Mit welcher Montage fischt du denn?


----------



## Blechkate (27. Mai 2010)

*AW: Montage kurz vorm Wasser abstoppen*

Hallo,

was beim fischen mit Sbirolino gut funktioniert ist, einfach auf den letzten Metern Flug die Rutenspitze unter Wasser halten.
Dürfte mit jeder leichteren Montage ebenso funktionieren.
Blöd nur, wenn der Angelplatz ein eintauchen der Rutenspitze nicht zulässt.

Gruß Matthias


----------



## chivas (27. Mai 2010)

*AW: Montage kurz vorm Wasser abstoppen*



kati48268 schrieb:


> Ich greif lieber in die von der Rolle sausende Schnur, nicht mit richigem Festhalten, sondern lass die einfach durch die Hand gleiten, bremst meist schon ausreichend und ich kann das mit mehr Gefühl steuern, als an der Rolle.



dito.

erfordert natürlich auch ein wenig übung und funktioniert nicht unbedingt gut bei kurzen würfen ^^


----------



## Tricast (28. Mai 2010)

*AW: Montage kurz vorm Wasser abstoppen*

HAllo Fltyrain, das Abstoppen der Montage bei leichteren Montagen erfolgt mittels Finger am Spulenrand.
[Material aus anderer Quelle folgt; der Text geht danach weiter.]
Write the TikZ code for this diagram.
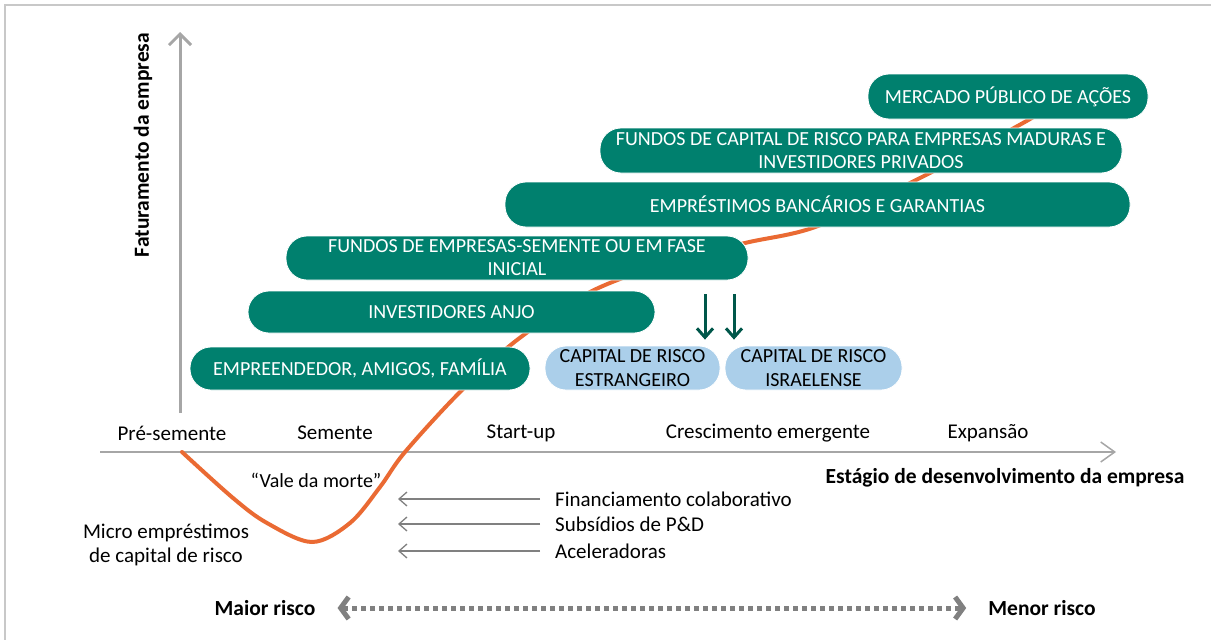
\documentclass[tikz,border=0pt]{standalone}
\usepackage{fontspec}
\setmainfont{Carlito}
\usetikzlibrary{arrows.meta}
\definecolor{tealbox}{HTML}{00806E}
\definecolor{darkarr}{HTML}{00574A}
\definecolor{lblue}{HTML}{ABCFEA}
\definecolor{curveorange}{HTML}{EA6A33}
\definecolor{axisgray}{HTML}{A6A6A6}
\definecolor{framegray}{HTML}{C8C8C8}
\definecolor{arrgray}{HTML}{808080}
\begin{document}
\begin{tikzpicture}[x=1pt,y=-1pt,
  gbox/.style={fill=tealbox, draw=white, line width=0.8pt, rounded corners=21pt, text=white,
    font=\fontsize{20}{23}\selectfont, align=center, inner sep=0pt},
  bbox/.style={fill=lblue, draw=white, line width=0.8pt, rounded corners=21pt, text=black,
    font=\fontsize{20}{23.5}\selectfont, align=center, inner sep=0pt,
    minimum height=44pt},
  lbl/.style={font=\fontsize{21}{24}\selectfont, inner sep=0pt, align=center},
  blbl/.style={font=\bfseries\fontsize{21.5}{24}\selectfont, inner sep=0pt},
  yaxis/.style={draw=axisgray, line width=3pt, -{Straight Barb[length=11pt,width=22pt]}},
  xaxis/.style={draw=axisgray, line width=1.5pt, -{Straight Barb[length=14pt,width=20pt]}},
  larrow/.style={draw=arrgray, line width=1.3pt, -{Straight Barb[length=8pt,width=14pt]}},
  darrow/.style={draw=darkarr, line width=3pt, -{Straight Barb[length=9pt,width=16pt]}},
  riskarrow/.style={draw=arrgray, line width=5pt, dash pattern=on 5pt off 4pt,
    {Straight Barb[length=8pt,width=22pt]}-{Straight Barb[length=8pt,width=22pt]}},
  curvestyle/.style={draw=curveorange, line width=4pt, line cap=round}
]
\path[use as bounding box] (0,0) rectangle (1211,640);
% frame
\draw[framegray, line width=2pt] (5,640) -- (5,5) -- (1211,5);

% axes
\coordinate (yfoot) at (180,413);
\coordinate (ytop) at (180,32);
\draw[yaxis] (yfoot) -- (ytop);
\coordinate (xstart) at (100,452);
\coordinate (xend) at (1116,452);
\draw[xaxis] (xstart) -- (xend);

\node[blbl, rotate=90] (ylab) at (143,145) {Faturamento da empresa};
\node[blbl] (xlab) at (1005,478) {Estágio de desenvolvimento da empresa};

% stage labels
\node[lbl] (s1) at (172,433) {Pré-semente};
\node[lbl] (s2) at (335,433) {Semente};
\node[lbl] (s3) at (521,433) {Start-up};
\node[lbl] (s4) at (768,433) {Crescimento emergente};
\node[lbl] (s5) at (988,433) {Expansão};

% curve
\draw[curvestyle] plot[smooth, tension=0.55] coordinates {(182,452) (233,498) (267,523) (312,542) (350,523) (380,487) (405,452) (460,392) (517,340) (590,292) (670,262) (745,243) (818,226) (920,178) (1023,123) (1065,97)};

% green boxes
\node[gbox, minimum width=340pt, minimum height=43pt] (b1) at (360,368.5) {EMPREENDEDOR, AMIGOS, FAMÍLIA};
\node[gbox, minimum width=407pt, minimum height=42pt] (b2) at (451.5,312) {INVESTIDORES ANJO};
\node[gbox, minimum width=462pt, minimum height=44pt] (b3) at (517,258) {FUNDOS DE EMPRESAS-SEMENTE OU EM FASE\\INICIAL};
\node[gbox, minimum width=625pt, minimum height=45pt] (b4) at (817.5,204.5) {EMPRÉSTIMOS BANCÁRIOS E GARANTIAS};
\node[gbox, minimum width=522pt, minimum height=45pt] (b5) at (861,150.5) {FUNDOS DE CAPITAL DE RISCO PARA EMPRESAS MADURAS E\\INVESTIDORES PRIVADOS};
\node[gbox, minimum width=280pt, minimum height=45pt] (b6) at (1008,96.5) {MERCADO PÚBLICO DE AÇÕES};

% blue boxes
\node[bbox, minimum width=175pt] (e1) at (632.5,368) {CAPITAL DE RISCO\\ESTRANGEIRO};
\node[bbox, minimum width=177pt] (e2) at (813.5,368) {CAPITAL DE RISCO\\ISRAELENSE};

% dark arrows
\coordinate (d1) at (705,294);
\coordinate (d2) at (734,294);
\draw[darrow] (d1) -- ([yshift=6pt]d1 |- e1.north);
\draw[darrow] (d2) -- ([yshift=6pt]d2 |- e2.north);

% valley labels
\node[lbl, font=\fontsize{20}{24}\selectfont] (vale) at (316,480) {“Vale da morte”};
\node[lbl] (micro) at (166,545) {Micro empréstimos\\de capital de risco};

% left arrows and labels
\node[lbl, anchor=west] (f1) at (555,499) {Financiamento colaborativo};
\node[lbl, anchor=west] (f2) at (555,524) {Subsídios de P\&D};
\node[lbl, anchor=west] (f3) at (555,551) {Aceleradoras};
\coordinate (t1) at (398,499);
\coordinate (t2) at (398,524);
\coordinate (t3) at (398,551);
\draw[larrow] ([xshift=-15pt]f1.west) -- (t1);
\draw[larrow] ([xshift=-15pt]f2.west) -- (t2);
\draw[larrow] ([xshift=-15pt]f3.west) -- (t3);

% risk
\node[blbl] (maior) at (265,608) {Maior risco};
\node[blbl] (menor) at (1042,608) {Menor risco};
\draw[riskarrow] ([xshift=22pt]maior.east) -- ([xshift=-22pt]menor.west);
\end{tikzpicture}
\end{document}
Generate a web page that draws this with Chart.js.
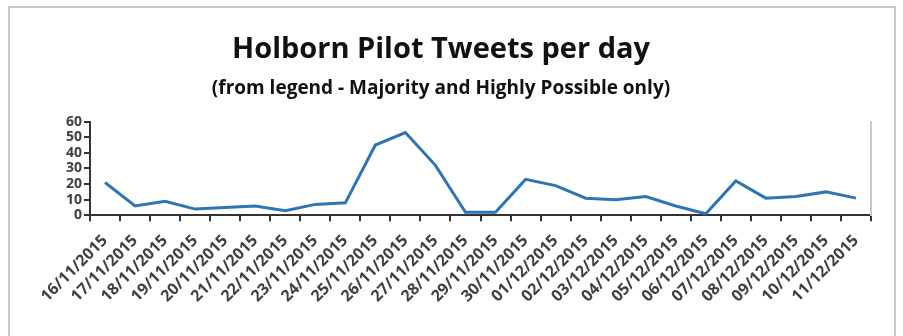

Du hälst die Rolle zwischen Mittelfinger und Ringfinger. Damit hast Du den Zeigefinger frei. Die Fingerspitze legst Du auf den Spulenrand und öffnest den Schnurfangbügel. Die Schnur liegt jetzt an Deiner Fingerkuppe. Jetzt auswerfen und den Finger vom Spulenrand nehmen, damit die Schnur ablaufen kann. Wenn Du jetzt die Wurfweite erreicht hast die Du haben möchtest, die Fingerspitze wieder vorsichtig an den Spulenrand legen. Du wirst merken wie die Schnur unter Deinem Finger hindurchrutscht und langsam abbremst.
Hoffe ich konnte Dir helfen, üben mußt Du schon selber; aber es ist sehr einfach.

Gruß Heinz


----------